BEGIN Recorded data
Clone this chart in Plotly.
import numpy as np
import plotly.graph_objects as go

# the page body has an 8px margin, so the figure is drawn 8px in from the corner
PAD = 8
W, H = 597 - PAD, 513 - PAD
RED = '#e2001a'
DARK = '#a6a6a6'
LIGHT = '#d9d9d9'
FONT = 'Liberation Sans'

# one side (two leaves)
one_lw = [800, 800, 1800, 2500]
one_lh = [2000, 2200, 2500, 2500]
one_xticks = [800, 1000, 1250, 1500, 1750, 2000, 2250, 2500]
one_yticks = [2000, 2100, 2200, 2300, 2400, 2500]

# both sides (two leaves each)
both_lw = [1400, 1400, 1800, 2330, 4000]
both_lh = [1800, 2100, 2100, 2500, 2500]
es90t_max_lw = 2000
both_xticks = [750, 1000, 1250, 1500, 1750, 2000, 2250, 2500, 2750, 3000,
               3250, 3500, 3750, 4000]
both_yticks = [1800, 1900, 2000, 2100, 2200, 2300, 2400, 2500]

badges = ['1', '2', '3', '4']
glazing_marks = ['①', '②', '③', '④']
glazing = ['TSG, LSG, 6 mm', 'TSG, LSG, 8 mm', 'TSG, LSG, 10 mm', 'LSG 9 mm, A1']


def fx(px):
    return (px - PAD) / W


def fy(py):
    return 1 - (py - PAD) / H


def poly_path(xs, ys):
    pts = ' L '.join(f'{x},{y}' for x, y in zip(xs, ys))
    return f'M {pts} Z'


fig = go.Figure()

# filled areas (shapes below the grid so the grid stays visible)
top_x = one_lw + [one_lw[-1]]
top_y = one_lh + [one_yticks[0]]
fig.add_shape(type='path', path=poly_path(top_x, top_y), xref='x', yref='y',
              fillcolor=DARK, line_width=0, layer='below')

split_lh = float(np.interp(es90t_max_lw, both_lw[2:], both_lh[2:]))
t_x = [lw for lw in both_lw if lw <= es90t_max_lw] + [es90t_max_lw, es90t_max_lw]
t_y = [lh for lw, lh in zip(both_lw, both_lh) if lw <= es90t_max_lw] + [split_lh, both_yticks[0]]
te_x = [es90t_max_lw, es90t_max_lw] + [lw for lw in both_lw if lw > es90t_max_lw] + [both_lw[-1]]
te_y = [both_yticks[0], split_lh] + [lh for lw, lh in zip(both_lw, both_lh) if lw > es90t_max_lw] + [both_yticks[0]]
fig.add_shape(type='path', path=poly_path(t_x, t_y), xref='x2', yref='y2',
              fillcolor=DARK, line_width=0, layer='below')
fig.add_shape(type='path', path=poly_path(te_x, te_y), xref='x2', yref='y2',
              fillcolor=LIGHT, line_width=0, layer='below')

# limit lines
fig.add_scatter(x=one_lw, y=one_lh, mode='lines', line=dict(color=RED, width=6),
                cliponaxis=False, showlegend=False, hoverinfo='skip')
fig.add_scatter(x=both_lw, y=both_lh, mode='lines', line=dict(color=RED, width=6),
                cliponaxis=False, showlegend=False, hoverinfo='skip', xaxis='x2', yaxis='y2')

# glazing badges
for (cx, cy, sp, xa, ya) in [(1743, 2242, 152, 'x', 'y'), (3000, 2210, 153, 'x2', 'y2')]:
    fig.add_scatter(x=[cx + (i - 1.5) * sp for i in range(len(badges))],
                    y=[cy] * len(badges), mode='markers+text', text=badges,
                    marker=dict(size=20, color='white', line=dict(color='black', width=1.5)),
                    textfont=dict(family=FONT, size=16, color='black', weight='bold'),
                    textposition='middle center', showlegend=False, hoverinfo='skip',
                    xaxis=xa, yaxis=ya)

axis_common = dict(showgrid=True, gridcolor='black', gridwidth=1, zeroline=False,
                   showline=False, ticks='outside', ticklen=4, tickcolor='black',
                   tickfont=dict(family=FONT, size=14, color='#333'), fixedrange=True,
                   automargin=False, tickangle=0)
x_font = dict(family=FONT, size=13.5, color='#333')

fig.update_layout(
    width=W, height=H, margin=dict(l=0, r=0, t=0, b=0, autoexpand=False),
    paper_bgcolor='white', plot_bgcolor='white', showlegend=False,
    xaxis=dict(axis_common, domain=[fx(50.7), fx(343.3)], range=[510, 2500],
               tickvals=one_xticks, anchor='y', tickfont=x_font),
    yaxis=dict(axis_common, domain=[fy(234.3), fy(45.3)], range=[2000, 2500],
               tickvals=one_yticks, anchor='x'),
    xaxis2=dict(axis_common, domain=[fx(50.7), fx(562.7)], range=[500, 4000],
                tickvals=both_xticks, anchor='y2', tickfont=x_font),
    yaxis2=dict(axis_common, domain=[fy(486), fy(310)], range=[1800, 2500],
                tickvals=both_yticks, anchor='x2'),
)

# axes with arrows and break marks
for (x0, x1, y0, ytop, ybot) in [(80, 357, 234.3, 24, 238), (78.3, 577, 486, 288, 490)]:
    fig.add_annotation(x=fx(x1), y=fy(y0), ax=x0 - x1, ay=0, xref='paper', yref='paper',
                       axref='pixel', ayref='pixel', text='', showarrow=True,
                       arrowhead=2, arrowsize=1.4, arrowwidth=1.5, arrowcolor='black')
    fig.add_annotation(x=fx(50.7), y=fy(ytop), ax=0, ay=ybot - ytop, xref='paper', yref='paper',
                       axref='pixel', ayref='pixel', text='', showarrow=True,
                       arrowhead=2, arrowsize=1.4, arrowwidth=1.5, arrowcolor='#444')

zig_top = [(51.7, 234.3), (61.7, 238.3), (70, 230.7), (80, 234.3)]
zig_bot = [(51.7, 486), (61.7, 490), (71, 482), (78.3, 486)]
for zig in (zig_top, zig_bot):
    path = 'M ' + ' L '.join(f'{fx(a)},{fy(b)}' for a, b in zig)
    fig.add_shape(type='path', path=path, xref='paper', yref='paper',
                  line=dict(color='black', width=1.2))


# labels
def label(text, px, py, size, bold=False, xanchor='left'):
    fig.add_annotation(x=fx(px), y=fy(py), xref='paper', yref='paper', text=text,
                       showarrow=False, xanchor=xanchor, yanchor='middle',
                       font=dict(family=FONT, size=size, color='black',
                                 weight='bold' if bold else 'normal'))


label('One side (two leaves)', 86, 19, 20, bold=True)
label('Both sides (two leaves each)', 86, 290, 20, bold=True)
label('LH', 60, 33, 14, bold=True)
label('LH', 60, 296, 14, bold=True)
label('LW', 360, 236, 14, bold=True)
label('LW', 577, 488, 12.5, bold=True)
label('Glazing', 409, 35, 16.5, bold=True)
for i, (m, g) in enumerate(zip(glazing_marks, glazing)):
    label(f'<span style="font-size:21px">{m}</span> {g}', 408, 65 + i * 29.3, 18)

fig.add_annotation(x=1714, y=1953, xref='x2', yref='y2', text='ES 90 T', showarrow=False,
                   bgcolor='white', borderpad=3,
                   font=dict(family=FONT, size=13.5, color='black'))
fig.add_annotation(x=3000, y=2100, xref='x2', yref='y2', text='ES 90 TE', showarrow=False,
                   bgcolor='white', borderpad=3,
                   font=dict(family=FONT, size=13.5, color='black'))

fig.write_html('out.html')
END Recorded data
- Instruction
Write out exactly the lines from the start of the material through the line with "fig = go.Figure()". No other output is expected.

- Worked solution
Clone this chart in Plotly.
import numpy as np
import plotly.graph_objects as go

# the page body has an 8px margin, so the figure is drawn 8px in from the corner
PAD = 8
W, H = 597 - PAD, 513 - PAD
RED = '#e2001a'
DARK = '#a6a6a6'
LIGHT = '#d9d9d9'
FONT = 'Liberation Sans'

# one side (two leaves)
one_lw = [800, 800, 1800, 2500]
one_lh = [2000, 2200, 2500, 2500]
one_xticks = [800, 1000, 1250, 1500, 1750, 2000, 2250, 2500]
one_yticks = [2000, 2100, 2200, 2300, 2400, 2500]

# both sides (two leaves each)
both_lw = [1400, 1400, 1800, 2330, 4000]
both_lh = [1800, 2100, 2100, 2500, 2500]
es90t_max_lw = 2000
both_xticks = [750, 1000, 1250, 1500, 1750, 2000, 2250, 2500, 2750, 3000,
               3250, 3500, 3750, 4000]
both_yticks = [1800, 1900, 2000, 2100, 2200, 2300, 2400, 2500]

badges = ['1', '2', '3', '4']
glazing_marks = ['①', '②', '③', '④']
glazing = ['TSG, LSG, 6 mm', 'TSG, LSG, 8 mm', 'TSG, LSG, 10 mm', 'LSG 9 mm, A1']


def fx(px):
    return (px - PAD) / W


def fy(py):
    return 1 - (py - PAD) / H


def poly_path(xs, ys):
    pts = ' L '.join(f'{x},{y}' for x, y in zip(xs, ys))
    return f'M {pts} Z'


fig = go.Figure()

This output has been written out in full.